--- What you have to do ---
Print the listing as it stands, omitting all images.

--- Information shown ---
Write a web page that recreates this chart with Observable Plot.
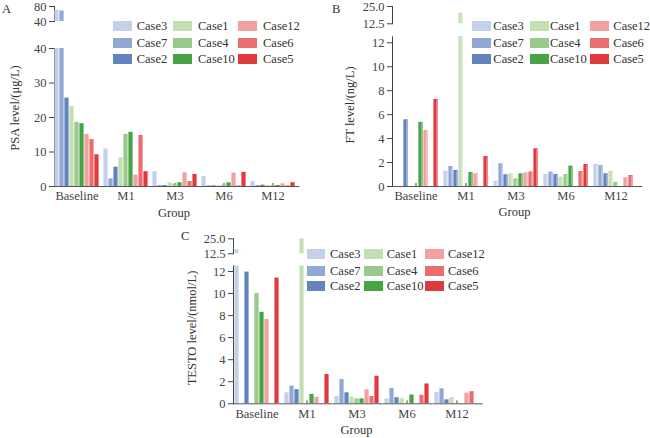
<!DOCTYPE html>
<html><head><meta charset="utf-8">
<script src="https://cdn.jsdelivr.net/npm/d3@7"></script>
<script src="https://cdn.jsdelivr.net/npm/@observablehq/plot@0.6"></script>
<style>
body{margin:0;background:#fff;}
#fig{position:relative;width:650px;height:438px;font-family:"Liberation Serif",serif;color:#333;overflow:hidden;}
#fig svg{position:absolute;}
#fig svg text{font-family:"Liberation Serif",serif !important;font-size:12.5px;}
.t{position:absolute;font-size:12.5px;line-height:16px;white-space:nowrap;color:#333;}
.sw{position:absolute;width:18.5px;height:10px;}
</style></head><body><div id="fig"></div><script>
// ---- data ----
const groups = ["Baseline","M1","M3","M6","M12"];
const cases = ["Case3","Case7","Case2","Case1","Case4","Case10","Case12","Case6","Case5"];
const caseColors = ["#c3d1e8","#8fa8d6","#6283bd","#c4dfb2","#99ca8a","#46a444","#f3a0a0","#ea6e70","#e03a3f"];
// rows follow `cases`, columns follow `groups`
const psa = [
  [70, 10.9, 4.3, 2.9, 1.45],
  [68, 2.2, 0.3, 0.2, 0.3],
  [25.6, 5.6, 0.3, 0.2, 0.4],
  [23.2, 8.3, 1.05, 0.2, 0.3],
  [18.6, 15.1, 0.7, 0.4, 0.2],
  [18.2, 15.7, 1.1, 1.07, 0.3],
  [15.1, 3.3, 3.95, 3.9, 0.78],
  [13.6, 14.8, 1.45, 0.2, 0.2],
  [9.2, 4.3, 3.5, 4.1, 1.1]
];
const ft = [
  [0, 1.28, 0.44, 1.0, 1.84],
  [0, 1.67, 1.9, 1.2, 1.75],
  [5.57, 1.34, 0.98, 1.0, 1.06],
  [0, 20.2, 1.06, 0.78, 1.28],
  [0, 0, 0.64, 1.0, 0.35],
  [5.35, 1.17, 1.06, 1.7, 0],
  [4.68, 1.06, 1.14, 0, 0.73],
  [0, 0, 1.22, 1.25, 0.92],
  [7.27, 2.5, 3.15, 1.84, 0]
];
const testo = [
  [15.8, 1.0, 0.66, 0.42, 1.03],
  [0, 1.6, 2.2, 1.4, 1.36],
  [11.95, 1.28, 1.0, 0.55, 0.36],
  [0, 25, 0.6, 0.45, 0.55],
  [10.0, 0, 0.45, 0, 0],
  [8.3, 0.85, 0.45, 0.8, 0],
  [7.65, 0.6, 1.27, 0, 0.97],
  [0, 0, 0.66, 0.77, 1.1],
  [11.4, 2.66, 2.5, 1.8, 0]
];
const psaTicksLow = [0,10,20,30,40], psaTicksHigh = [40,80];
const ftTicksLow = [0,2,4,6,8,10,12], ftTicksHigh = [12.5,25];
const testoTicksLow = [0,2,4,6,8,10,12], testoTicksHigh = [12.5,25];
const yTitles = ["PSA level/(μg/L)","FT level/(ng/L)","TESTO level/(nmol/L)"];
const xTitle = "Group";
const panelLetters = ["A","B","C"];

// ---- drawing ----
const fig = document.getElementById("fig");
function tidy(values){
  const out=[];
  cases.forEach((c,i)=>groups.forEach((g,j)=>out.push({group:g, case:c, value:values[i][j]})));
  return out;
}
function segment(o){
  const marks = [Plot.barY(o.data, {fx:"group", x:"case", y:"value", fill:"case", clip:true, insetLeft:0.4, insetRight:0.4})];
  if (o.highlight) marks.push(Plot.barY(o.data, {fx:"group", x:"case", y:"value", fill:"white", fillOpacity:0.4, clip:true, insetLeft:3.2, insetRight:1, insetTop:1}));
  if (o.xAxis) marks.push(Plot.ruleY([0], {stroke:"#555", insetRight:-o.gap}));
  const svg = Plot.plot({
    width:o.width, height:o.height,
    marginTop:o.m[0], marginRight:o.m[1], marginBottom:o.m[2], marginLeft:o.m[3],
    style:{background:"transparent", fontFamily:"'Liberation Serif', serif", fontSize:"12.5px", color:"#444", overflow:"visible"},
    fx:{domain:groups, paddingInner:o.pad, paddingOuter:0, label:null, axis:o.xAxis ? "bottom" : null, tickSize:-3, tickPadding:8},
    x:{domain:cases, axis:null, padding:0},
    y:{domain:o.domain, ticks:o.ticks, tickFormat:o.fmt, tickSize:5, tickPadding:3, line:true, label:null},
    color:{domain:cases, range:caseColors},
    marks
  });
  svg.style.left = o.left+"px"; svg.style.top = o.top+"px";
  fig.appendChild(svg);
}
function text(str, x, y, rotate, anchor){
  const d = document.createElement("div");
  d.className = "t"; d.textContent = str;
  d.style.left = x+"px"; d.style.top = y+"px";
  d.style.transform = rotate ? "translate(-50%,-50%) rotate(-90deg)" : (anchor==="middle" ? "translate(-50%,-50%)" : "translate(0,-50%)");
  fig.appendChild(d);
}
function legend(swX, txX, rowY){
  cases.forEach((c,i)=>{
    const col = Math.floor(i/3), row = i%3;
    const s = document.createElement("div");
    s.className = "sw"; s.style.left = swX[col]+"px"; s.style.top = (rowY[row]-5)+"px";
    s.style.background = caseColors[i];
    fig.appendChild(s);
    text(c, txX[col], rowY[row]);
  });
}

const fmtInt = d => String(d), fmt1 = d3.format(".1f");
// Panel A
segment({data:tidy(psa), left:0, top:0, width:325, height:220, m:[48,29.8,34,53], pad:0.0872, gap:4.3, domain:[0,40], ticks:psaTicksLow, fmt:fmtInt, xAxis:true});
segment({data:tidy(psa), left:0, top:0, width:325, height:220, m:[6,29.8,199,53], pad:0.0872, gap:4.3, domain:[40,80], ticks:psaTicksHigh, fmt:fmtInt, xAxis:false});
// Panel B
segment({data:tidy(ft), left:325, top:0, width:325, height:220, m:[36.3,11.2,34,67], pad:0.064, gap:3.2, domain:[0,12.5], ticks:ftTicksLow, fmt:fmtInt, xAxis:true, highlight:true});
segment({data:tidy(ft), left:325, top:0, width:325, height:220, m:[6,11.2,196.7,67], pad:0.064, gap:3.2, domain:[12.5,25], ticks:ftTicksHigh, fmt:fmt1, xAxis:false, highlight:true});
// Panel C
segment({data:tidy(testo), left:160, top:220, width:340, height:218, m:[45.5,19.7,34.7,73], pad:0.054, gap:2.7, domain:[0,12.5], ticks:testoTicksLow, fmt:fmtInt, xAxis:true});
segment({data:tidy(testo), left:160, top:220, width:340, height:218, m:[18.3,19.7,184.7,73], pad:0.054, gap:2.7, domain:[12.5,25], ticks:testoTicksHigh, fmt:fmt1, xAxis:false});

legend([113,173,238],[136.7,198,263],[26,42.7,58.7]);
legend([472,530,590],[493.3,550,613.3],[26,42.7,58.7]);
legend([306.7,364,425],[330,386.7,448],[254,270.7,286.3]);

text(yTitles[0], 15, 108, true);
text(yTitles[1], 350, 105, true);
text(yTitles[2], 192, 327.5, true);
text(xTitle, 174, 212.5, false, "middle");
text(xTitle, 514.5, 211.7, false, "middle");
text(xTitle, 356.5, 430, false, "middle");
text(panelLetters[0], 2, 9);
text(panelLetters[1], 332, 8.5);
text(panelLetters[2], 181, 236);
</script></body></html>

--- The reply ---
Write a web page that recreates this chart with Observable Plot.
<!DOCTYPE html>
<html><head><meta charset="utf-8">
<script src="https://cdn.jsdelivr.net/npm/d3@7"></script>
<script src="https://cdn.jsdelivr.net/npm/@observablehq/plot@0.6"></script>
<style>
body{margin:0;background:#fff;}
#fig{position:relative;width:650px;height:438px;font-family:"Liberation Serif",serif;color:#333;overflow:hidden;}
#fig svg{position:absolute;}
#fig svg text{font-family:"Liberation Serif",serif !important;font-size:12.5px;}
.t{position:absolute;font-size:12.5px;line-height:16px;white-space:nowrap;color:#333;}
.sw{position:absolute;width:18.5px;height:10px;}
</style></head><body><div id="fig"></div><script>
// ---- data ----
const groups = ["Baseline","M1","M3","M6","M12"];
const cases = ["Case3","Case7","Case2","Case1","Case4","Case10","Case12","Case6","Case5"];
const caseColors = ["#c3d1e8","#8fa8d6","#6283bd","#c4dfb2","#99ca8a","#46a444","#f3a0a0","#ea6e70","#e03a3f"];
// rows follow `cases`, columns follow `groups`
const psa = [
  [70, 10.9, 4.3, 2.9, 1.45],
  [68, 2.2, 0.3, 0.2, 0.3],
  [25.6, 5.6, 0.3, 0.2, 0.4],
  [23.2, 8.3, 1.05, 0.2, 0.3],
  [18.6, 15.1, 0.7, 0.4, 0.2],
  [18.2, 15.7, 1.1, 1.07, 0.3],
  [15.1, 3.3, 3.95, 3.9, 0.78],
  [13.6, 14.8, 1.45, 0.2, 0.2],
  [9.2, 4.3, 3.5, 4.1, 1.1]
];
const ft = [
  [0, 1.28, 0.44, 1.0, 1.84],
  [0, 1.67, 1.9, 1.2, 1.75],
  [5.57, 1.34, 0.98, 1.0, 1.06],
  [0, 20.2, 1.06, 0.78, 1.28],
  [0, 0, 0.64, 1.0, 0.35],
  [5.35, 1.17, 1.06, 1.7, 0],
  [4.68, 1.06, 1.14, 0, 0.73],
  [0, 0, 1.22, 1.25, 0.92],
  [7.27, 2.5, 3.15, 1.84, 0]
];
const testo = [
  [15.8, 1.0, 0.66, 0.42, 1.03],
  [0, 1.6, 2.2, 1.4, 1.36],
  [11.95, 1.28, 1.0, 0.55, 0.36],
  [0, 25, 0.6, 0.45, 0.55],
  [10.0, 0, 0.45, 0, 0],
  [8.3, 0.85, 0.45, 0.8, 0],
  [7.65, 0.6, 1.27, 0, 0.97],
  [0, 0, 0.66, 0.77, 1.1],
  [11.4, 2.66, 2.5, 1.8, 0]
];
const psaTicksLow = [0,10,20,30,40], psaTicksHigh = [40,80];
const ftTicksLow = [0,2,4,6,8,10,12], ftTicksHigh = [12.5,25];
const testoTicksLow = [0,2,4,6,8,10,12], testoTicksHigh = [12.5,25];
const yTitles = ["PSA level/(μg/L)","FT level/(ng/L)","TESTO level/(nmol/L)"];
const xTitle = "Group";
const panelLetters = ["A","B","C"];

// ---- drawing ----
const fig = document.getElementById("fig");
function tidy(values){
  const out=[];
  cases.forEach((c,i)=>groups.forEach((g,j)=>out.push({group:g, case:c, value:values[i][j]})));
  return out;
}
function segment(o){
  const marks = [Plot.barY(o.data, {fx:"group", x:"case", y:"value", fill:"case", clip:true, insetLeft:0.4, insetRight:0.4})];
  if (o.highlight) marks.push(Plot.barY(o.data, {fx:"group", x:"case", y:"value", fill:"white", fillOpacity:0.4, clip:true, insetLeft:3.2, insetRight:1, insetTop:1}));
  if (o.xAxis) marks.push(Plot.ruleY([0], {stroke:"#555", insetRight:-o.gap}));
  const svg = Plot.plot({
    width:o.width, height:o.height,
    marginTop:o.m[0], marginRight:o.m[1], marginBottom:o.m[2], marginLeft:o.m[3],
    style:{background:"transparent", fontFamily:"'Liberation Serif', serif", fontSize:"12.5px", color:"#444", overflow:"visible"},
    fx:{domain:groups, paddingInner:o.pad, paddingOuter:0, label:null, axis:o.xAxis ? "bottom" : null, tickSize:-3, tickPadding:8},
    x:{domain:cases, axis:null, padding:0},
    y:{domain:o.domain, ticks:o.ticks, tickFormat:o.fmt, tickSize:5, tickPadding:3, line:true, label:null},
    color:{domain:cases, range:caseColors},
    marks
  });
  svg.style.left = o.left+"px"; svg.style.top = o.top+"px";
  fig.appendChild(svg);
}
function text(str, x, y, rotate, anchor){
  const d = document.createElement("div");
  d.className = "t"; d.textContent = str;
  d.style.left = x+"px"; d.style.top = y+"px";
  d.style.transform = rotate ? "translate(-50%,-50%) rotate(-90deg)" : (anchor==="middle" ? "translate(-50%,-50%)" : "translate(0,-50%)");
  fig.appendChild(d);
}
function legend(swX, txX, rowY){
  cases.forEach((c,i)=>{
    const col = Math.floor(i/3), row = i%3;
    const s = document.createElement("div");
    s.className = "sw"; s.style.left = swX[col]+"px"; s.style.top = (rowY[row]-5)+"px";
    s.style.background = caseColors[i];
    fig.appendChild(s);
    text(c, txX[col], rowY[row]);
  });
}

const fmtInt = d => String(d), fmt1 = d3.format(".1f");
// Panel A
segment({data:tidy(psa), left:0, top:0, width:325, height:220, m:[48,29.8,34,53], pad:0.0872, gap:4.3, domain:[0,40], ticks:psaTicksLow, fmt:fmtInt, xAxis:true});
segment({data:tidy(psa), left:0, top:0, width:325, height:220, m:[6,29.8,199,53], pad:0.0872, gap:4.3, domain:[40,80], ticks:psaTicksHigh, fmt:fmtInt, xAxis:false});
// Panel B
segment({data:tidy(ft), left:325, top:0, width:325, height:220, m:[36.3,11.2,34,67], pad:0.064, gap:3.2, domain:[0,12.5], ticks:ftTicksLow, fmt:fmtInt, xAxis:true, highlight:true});
segment({data:tidy(ft), left:325, top:0, width:325, height:220, m:[6,11.2,196.7,67], pad:0.064, gap:3.2, domain:[12.5,25], ticks:ftTicksHigh, fmt:fmt1, xAxis:false, highlight:true});
// Panel C
segment({data:tidy(testo), left:160, top:220, width:340, height:218, m:[45.5,19.7,34.7,73], pad:0.054, gap:2.7, domain:[0,12.5], ticks:testoTicksLow, fmt:fmtInt, xAxis:true});
segment({data:tidy(testo), left:160, top:220, width:340, height:218, m:[18.3,19.7,184.7,73], pad:0.054, gap:2.7, domain:[12.5,25], ticks:testoTicksHigh, fmt:fmt1, xAxis:false});

legend([113,173,238],[136.7,198,263],[26,42.7,58.7]);
legend([472,530,590],[493.3,550,613.3],[26,42.7,58.7]);
legend([306.7,364,425],[330,386.7,448],[254,270.7,286.3]);

text(yTitles[0], 15, 108, true);
text(yTitles[1], 350, 105, true);
text(yTitles[2], 192, 327.5, true);
text(xTitle, 174, 212.5, false, "middle");
text(xTitle, 514.5, 211.7, false, "middle");
text(xTitle, 356.5, 430, false, "middle");
text(panelLetters[0], 2, 9);
text(panelLetters[1], 332, 8.5);
text(panelLetters[2], 181, 236);
</script></body></html>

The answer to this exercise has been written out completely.